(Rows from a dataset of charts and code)
★ ★ ★

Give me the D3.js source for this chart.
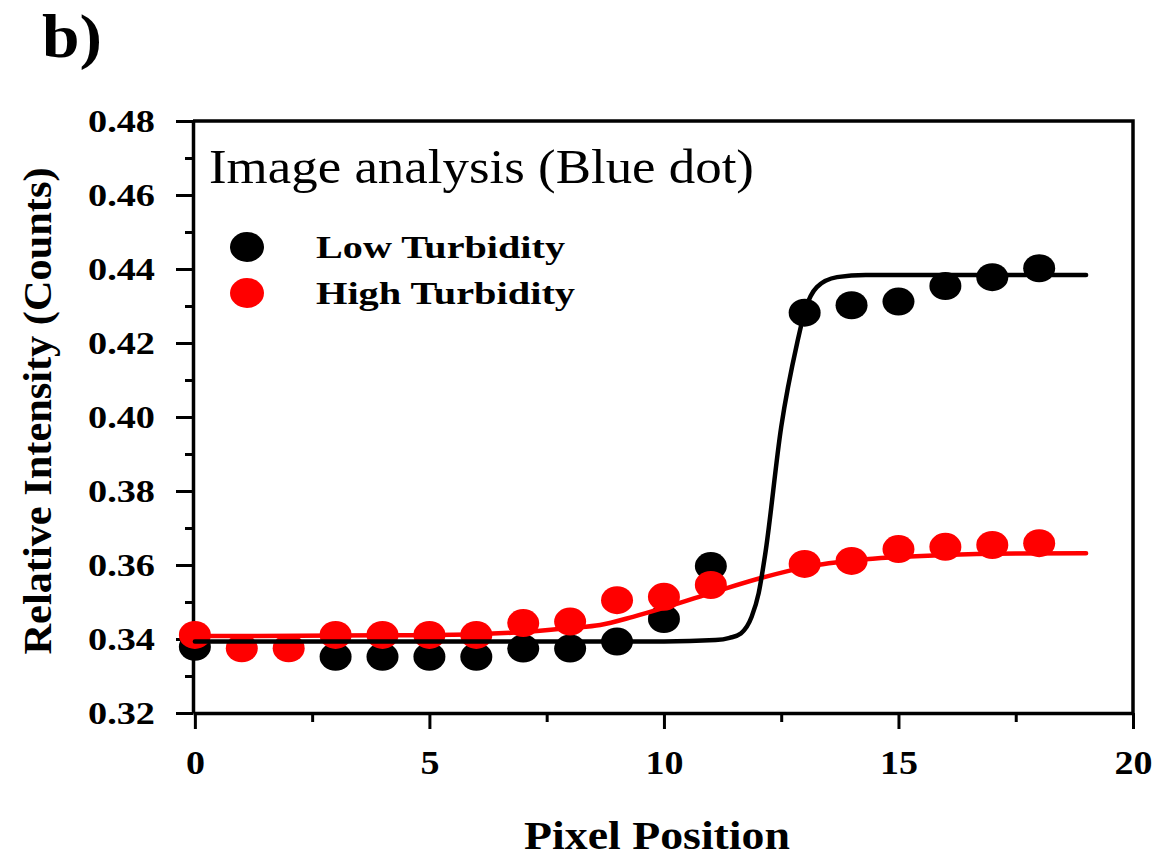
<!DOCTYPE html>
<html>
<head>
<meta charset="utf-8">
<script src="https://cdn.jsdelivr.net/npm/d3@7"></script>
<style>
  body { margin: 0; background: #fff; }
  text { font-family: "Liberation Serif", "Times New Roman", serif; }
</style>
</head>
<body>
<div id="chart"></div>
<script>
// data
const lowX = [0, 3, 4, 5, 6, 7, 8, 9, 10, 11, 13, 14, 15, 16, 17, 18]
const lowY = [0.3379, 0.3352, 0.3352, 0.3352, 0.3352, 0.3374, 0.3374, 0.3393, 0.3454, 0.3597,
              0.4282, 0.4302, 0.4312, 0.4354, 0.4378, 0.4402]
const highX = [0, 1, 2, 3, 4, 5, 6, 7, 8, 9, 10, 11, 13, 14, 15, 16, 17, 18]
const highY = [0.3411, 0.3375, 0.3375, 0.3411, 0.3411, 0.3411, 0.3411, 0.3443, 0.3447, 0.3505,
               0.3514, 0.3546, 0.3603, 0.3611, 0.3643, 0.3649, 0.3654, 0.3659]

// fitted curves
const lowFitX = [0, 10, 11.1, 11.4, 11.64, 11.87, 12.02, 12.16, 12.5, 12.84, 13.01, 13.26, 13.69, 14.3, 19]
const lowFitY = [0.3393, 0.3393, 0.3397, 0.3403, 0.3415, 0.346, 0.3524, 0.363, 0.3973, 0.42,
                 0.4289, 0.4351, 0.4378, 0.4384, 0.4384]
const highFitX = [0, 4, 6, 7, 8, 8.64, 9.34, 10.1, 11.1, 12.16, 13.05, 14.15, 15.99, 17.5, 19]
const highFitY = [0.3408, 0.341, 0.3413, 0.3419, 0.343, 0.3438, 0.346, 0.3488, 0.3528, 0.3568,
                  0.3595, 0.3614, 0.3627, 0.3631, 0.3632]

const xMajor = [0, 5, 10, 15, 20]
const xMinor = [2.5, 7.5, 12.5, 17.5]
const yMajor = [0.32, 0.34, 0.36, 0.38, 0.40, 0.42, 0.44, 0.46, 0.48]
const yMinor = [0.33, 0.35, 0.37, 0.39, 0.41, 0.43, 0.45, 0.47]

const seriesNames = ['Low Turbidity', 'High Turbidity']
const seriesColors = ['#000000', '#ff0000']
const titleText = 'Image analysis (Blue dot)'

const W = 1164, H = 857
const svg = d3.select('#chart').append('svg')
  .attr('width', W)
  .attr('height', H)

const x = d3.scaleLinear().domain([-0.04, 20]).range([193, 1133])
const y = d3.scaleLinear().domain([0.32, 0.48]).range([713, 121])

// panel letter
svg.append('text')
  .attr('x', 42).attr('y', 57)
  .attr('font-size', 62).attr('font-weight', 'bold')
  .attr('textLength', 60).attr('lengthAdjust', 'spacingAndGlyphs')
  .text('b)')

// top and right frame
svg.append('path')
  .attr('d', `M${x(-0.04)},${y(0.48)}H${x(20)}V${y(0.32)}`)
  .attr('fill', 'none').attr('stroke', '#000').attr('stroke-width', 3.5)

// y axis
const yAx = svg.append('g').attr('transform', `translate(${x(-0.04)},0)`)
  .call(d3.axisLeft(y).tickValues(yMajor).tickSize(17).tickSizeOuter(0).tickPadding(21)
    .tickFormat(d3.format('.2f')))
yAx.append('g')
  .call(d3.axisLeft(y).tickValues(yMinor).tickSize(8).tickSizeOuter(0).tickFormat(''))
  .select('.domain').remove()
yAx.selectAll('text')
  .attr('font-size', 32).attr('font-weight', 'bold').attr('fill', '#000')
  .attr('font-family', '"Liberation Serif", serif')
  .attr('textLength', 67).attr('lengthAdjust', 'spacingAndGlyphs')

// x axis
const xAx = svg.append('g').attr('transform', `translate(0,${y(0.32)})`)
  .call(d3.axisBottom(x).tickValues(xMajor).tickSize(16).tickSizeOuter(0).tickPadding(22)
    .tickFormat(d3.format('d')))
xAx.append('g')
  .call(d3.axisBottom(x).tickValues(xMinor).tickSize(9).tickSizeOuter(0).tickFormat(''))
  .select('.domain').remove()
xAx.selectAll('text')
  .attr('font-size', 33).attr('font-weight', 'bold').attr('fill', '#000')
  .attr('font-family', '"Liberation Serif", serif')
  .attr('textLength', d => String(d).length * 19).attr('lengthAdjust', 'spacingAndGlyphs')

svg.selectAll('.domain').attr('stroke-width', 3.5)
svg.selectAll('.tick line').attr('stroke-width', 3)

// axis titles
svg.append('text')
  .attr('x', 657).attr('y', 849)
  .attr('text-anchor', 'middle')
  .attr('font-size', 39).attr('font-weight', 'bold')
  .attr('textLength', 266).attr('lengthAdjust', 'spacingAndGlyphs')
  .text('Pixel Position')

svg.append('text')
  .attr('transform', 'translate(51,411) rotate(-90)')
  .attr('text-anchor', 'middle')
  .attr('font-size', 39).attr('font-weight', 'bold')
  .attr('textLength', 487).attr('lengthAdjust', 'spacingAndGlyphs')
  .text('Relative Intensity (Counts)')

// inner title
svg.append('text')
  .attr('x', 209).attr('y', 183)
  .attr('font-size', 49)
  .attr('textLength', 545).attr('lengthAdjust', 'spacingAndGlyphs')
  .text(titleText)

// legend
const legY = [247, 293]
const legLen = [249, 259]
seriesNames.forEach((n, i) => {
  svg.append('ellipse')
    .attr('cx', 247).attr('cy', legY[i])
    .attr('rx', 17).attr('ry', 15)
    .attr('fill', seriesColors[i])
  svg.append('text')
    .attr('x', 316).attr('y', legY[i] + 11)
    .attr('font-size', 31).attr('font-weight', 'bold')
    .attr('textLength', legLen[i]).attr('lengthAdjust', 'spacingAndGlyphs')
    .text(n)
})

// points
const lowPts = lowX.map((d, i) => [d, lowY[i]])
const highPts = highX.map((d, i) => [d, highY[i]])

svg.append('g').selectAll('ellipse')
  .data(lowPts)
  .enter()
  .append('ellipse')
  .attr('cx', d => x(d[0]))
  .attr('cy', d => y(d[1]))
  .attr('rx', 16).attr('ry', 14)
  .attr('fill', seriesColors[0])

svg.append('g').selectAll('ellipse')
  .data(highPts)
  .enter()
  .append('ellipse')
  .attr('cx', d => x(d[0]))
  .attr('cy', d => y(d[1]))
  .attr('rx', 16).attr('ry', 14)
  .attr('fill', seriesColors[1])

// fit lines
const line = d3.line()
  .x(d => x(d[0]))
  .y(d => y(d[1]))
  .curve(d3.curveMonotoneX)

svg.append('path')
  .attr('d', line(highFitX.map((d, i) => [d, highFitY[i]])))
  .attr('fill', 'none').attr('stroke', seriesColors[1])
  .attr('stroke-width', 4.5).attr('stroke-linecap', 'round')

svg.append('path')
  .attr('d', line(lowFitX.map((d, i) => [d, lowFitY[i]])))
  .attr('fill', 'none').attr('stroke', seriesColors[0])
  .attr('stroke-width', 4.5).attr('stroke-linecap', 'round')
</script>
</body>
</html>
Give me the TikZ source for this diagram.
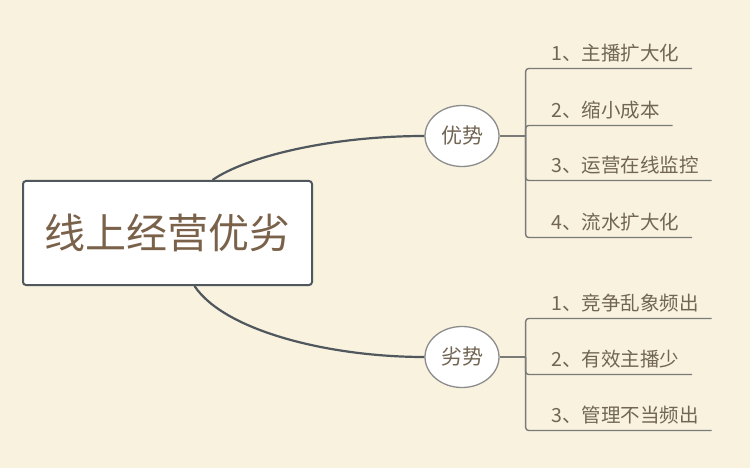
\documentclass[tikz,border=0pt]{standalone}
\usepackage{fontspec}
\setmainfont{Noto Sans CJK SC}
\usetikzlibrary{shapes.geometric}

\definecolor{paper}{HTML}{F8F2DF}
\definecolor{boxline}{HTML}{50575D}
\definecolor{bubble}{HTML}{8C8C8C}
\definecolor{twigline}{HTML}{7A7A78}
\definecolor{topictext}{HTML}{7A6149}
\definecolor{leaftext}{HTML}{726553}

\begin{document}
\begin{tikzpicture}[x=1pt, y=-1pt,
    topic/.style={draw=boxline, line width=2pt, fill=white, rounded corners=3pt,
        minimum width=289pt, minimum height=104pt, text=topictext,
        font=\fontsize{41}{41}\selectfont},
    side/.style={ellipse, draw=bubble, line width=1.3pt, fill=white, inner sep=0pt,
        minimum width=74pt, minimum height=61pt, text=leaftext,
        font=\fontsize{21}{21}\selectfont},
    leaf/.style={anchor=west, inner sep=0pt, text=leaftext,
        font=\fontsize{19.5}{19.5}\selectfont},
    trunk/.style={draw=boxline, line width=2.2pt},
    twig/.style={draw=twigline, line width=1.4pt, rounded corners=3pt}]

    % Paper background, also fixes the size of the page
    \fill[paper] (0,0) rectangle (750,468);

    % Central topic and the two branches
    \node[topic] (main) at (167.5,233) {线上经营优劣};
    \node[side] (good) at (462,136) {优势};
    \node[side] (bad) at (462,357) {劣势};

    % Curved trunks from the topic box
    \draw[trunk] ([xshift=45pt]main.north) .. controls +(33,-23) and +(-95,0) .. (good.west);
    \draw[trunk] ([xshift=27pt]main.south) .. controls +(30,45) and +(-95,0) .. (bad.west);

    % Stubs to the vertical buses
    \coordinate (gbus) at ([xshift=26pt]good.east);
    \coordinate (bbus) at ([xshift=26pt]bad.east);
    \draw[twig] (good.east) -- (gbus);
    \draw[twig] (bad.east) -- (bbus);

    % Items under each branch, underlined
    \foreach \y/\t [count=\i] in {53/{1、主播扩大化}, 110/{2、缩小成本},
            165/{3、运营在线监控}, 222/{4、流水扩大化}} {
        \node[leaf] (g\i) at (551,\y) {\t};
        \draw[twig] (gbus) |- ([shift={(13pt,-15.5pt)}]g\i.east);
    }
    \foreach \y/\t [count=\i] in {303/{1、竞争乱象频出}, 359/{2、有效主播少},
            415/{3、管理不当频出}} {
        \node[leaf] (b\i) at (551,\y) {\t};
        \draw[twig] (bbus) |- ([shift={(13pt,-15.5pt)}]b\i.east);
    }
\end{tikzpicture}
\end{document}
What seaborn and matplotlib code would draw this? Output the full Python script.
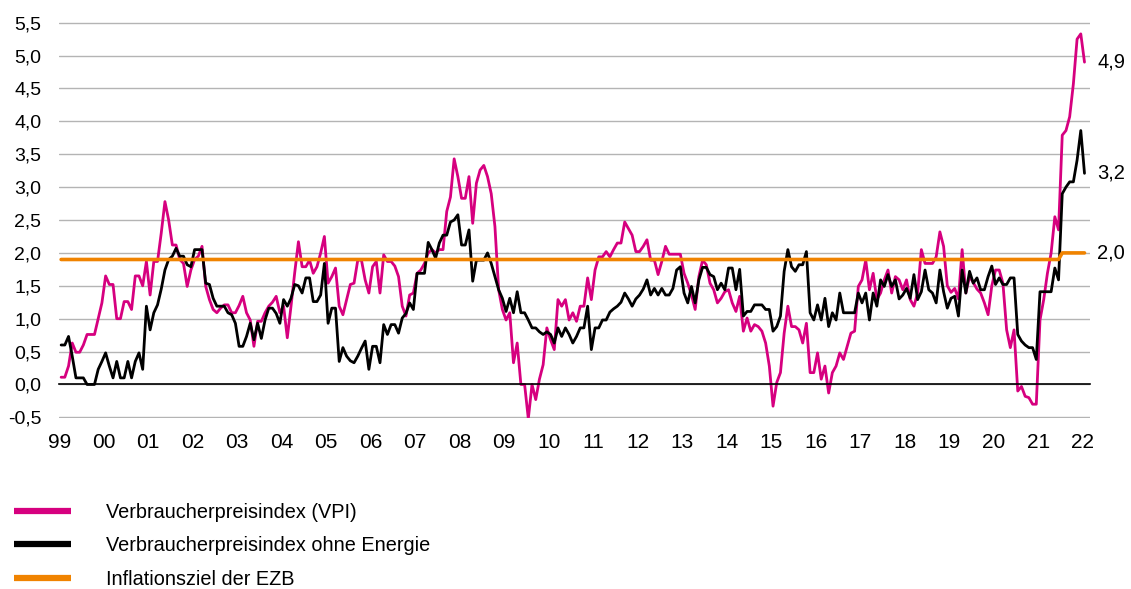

★ ★ ★

Gather all lines where the word "draw" appears.

◆ Solution ◆
    topic/.style={draw=boxline, line width=2pt, fill=white, rounded corners=3pt,
    side/.style={ellipse, draw=bubble, line width=1.3pt, fill=white, inner sep=0pt,
    trunk/.style={draw=boxline, line width=2.2pt},
    twig/.style={draw=twigline, line width=1.4pt, rounded corners=3pt}]
    \draw[trunk] ([xshift=45pt]main.north) .. controls +(33,-23) and +(-95,0) .. (good.west);
    \draw[trunk] ([xshift=27pt]main.south) .. controls +(30,45) and +(-95,0) .. (bad.west);
    \draw[twig] (good.east) -- (gbus);
    \draw[twig] (bad.east) -- (bbus);
        \draw[twig] (gbus) |- ([shift={(13pt,-15.5pt)}]g\i.east);
        \draw[twig] (bbus) |- ([shift={(13pt,-15.5pt)}]b\i.east);
What seaborn and matplotlib code would draw this? Output the full Python script.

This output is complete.